Pietri, Pedro (Juan) 1943-2004
PIETRI, Pedro (Juan) 1943-2004
OBITUARY NOTICE—
See index for CA sketch: Born March 21, 1943, in Ponce, PR; died of renal failure March 3, 2004, while on an airplane flight from Mexico to New York. Educator and author. Pietri was a prominent Puerto Rican poet and playwright whose writings captured the experiences of Nuyoricans—Puerto Ricans who have settled in New York City. Encouraged as a boy by his aunt to write poems, he worked a variety of menial jobs in New York's garment district before being drafted into the U.S. Army. Seeing action in Vietnam proved to be a radicalizing experience for him, and upon returning to New York he pursued his art with greater vehemence. His most famous poem, "Puerto Rican Obituary," had its early day in the sun when Pietri read it in public in 1969 at the Methodist Church in East Harlem, which the Young Lords activist group had briefly taken over. The poem, first published around 1971, captures themes with which Pietri would be concerned throughout his life, such as the injustice of Puerto Rico's status as neither independent nation nor American state, and the struggles of Puerto Ricans to make a place for themselves in American society.

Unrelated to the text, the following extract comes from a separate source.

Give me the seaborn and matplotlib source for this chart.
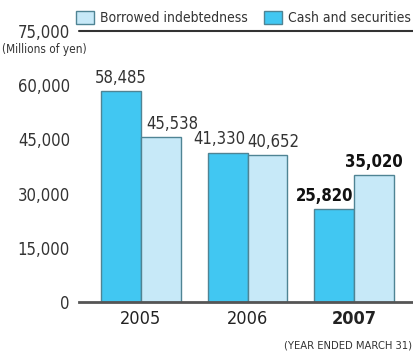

Becoming a powerful voice for his people, Pietri later helped found the Nuyorican Poets Café on the Lower East Side, a venue that helped inspire other Latino poets and where Pietri performed such pieces as "The Spanglish National Anthem" and "El Puerto Rican Embassy." In the late-1960s and early 1970s, he also encouraged other poets as a creative writing instructor at the State University of New York at Buffalo, at the Cultural Council Foundation in New York, and as a conductor of children's workshops. Other poetry collections by Pietri include The Blue and the Gray (1975), Uptown Train (1980), and Traffic Violations (1983); he also penned plays and play collections, including Dead Heroes Have No Feelings (1978), Jesus Is Leaving (1978), and Illusions of a Revolving Door: Plays (1992).
OBITUARIES AND OTHER SOURCES:
PERIODICALS
Chicago Tribune, March 8, 2004, Section 4, p. 9.
New York Times, March 6, 2004, p. A25.